Display Inc.
- Company type: Privately held company
- Website type: Social networking service
- Available in: English
- Headquarters: Norwalk, Connecticut, US
- Area served: Worldwide
- Founders: John Acunto, Scot Weisberg, Sean Cross, David Kerzner
- Key people: John Acunto, Scot Weisberg, Sean Cross
- Industry: Internet
- Website: displaysocial.com
- Current status: Inactive

= Display (social network) =

Online social networking service

Display Inc., stylized as display, was an online social media and networking service based in Norwalk, Connecticut. The display app officially launched in May 2021. The app was permanently shut down June 18, 2025.

== History ==
In September 2019, display (formerly Tsū) announced its planned relaunch. According to Chief Executive Officer John Acunto, display would share ad revenue with users, a 50% payout of ad revenue. display also incorporated protections against spam and empowers users to access data, analytics and insights related to their content.

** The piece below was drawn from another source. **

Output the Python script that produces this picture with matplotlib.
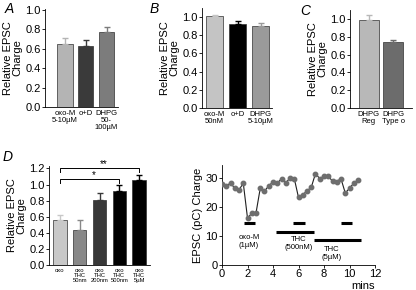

In an interview with Fox Business (in response to the October 29 NCAA Board of Governors unanimous vote to allow student-athletes to be paid for the use of their name, image and likeness), Tiki Barber, former NY Giants running back, cited display as a “great platform” to put the new NCAA rules to use, adding that display enables influencers of all kinds to have the ability to monetize their own content and brands. Barber went on to say that display is creating a platform that gives all users access to brand partnership, by sharing in ad revenue, providing storefronts and more. display's John Acunto echoed Barber's sentiment saying that college athletes were just one example of those who could benefit from display: "I see this as an opportunity for all kinds of categories of people who are influencers [and] who have brands to engage with us."

== App features ==
Available for iOS and Android devices, main features include:

- Profiles – Similar to other social media sites, a display “Profile” allows the user to upload photos and videos, friend/ follow, post, create a bio and promote personal websites.
- Store - Creators can personally curate a marketplace in an easily created for, enabling purchase at the point of discovery.
- Bank – The display bank allows users to be paid out via PayPal.
- Analytics (“Insights”) – In-app console that provides post engagement data to the user. Shows users what posts performed the best, incentivizing them to post more content that their audience enjoys.
- Live Streaming - Users can live stream from the app to their friends, followers and family. Users can interact with the live streaming creator via a chat function
- display TV – display's built-in television channel that includes several daily livestream components. Both the livestream and pre-recorded shows containing educational material, announcements, news and updates, and spotlight and promote Tsū user content through reviews and interviews.
- Communities – Communities are ways for display users to communicate and exchange ideas and plan and promote events. Communities can be public or private.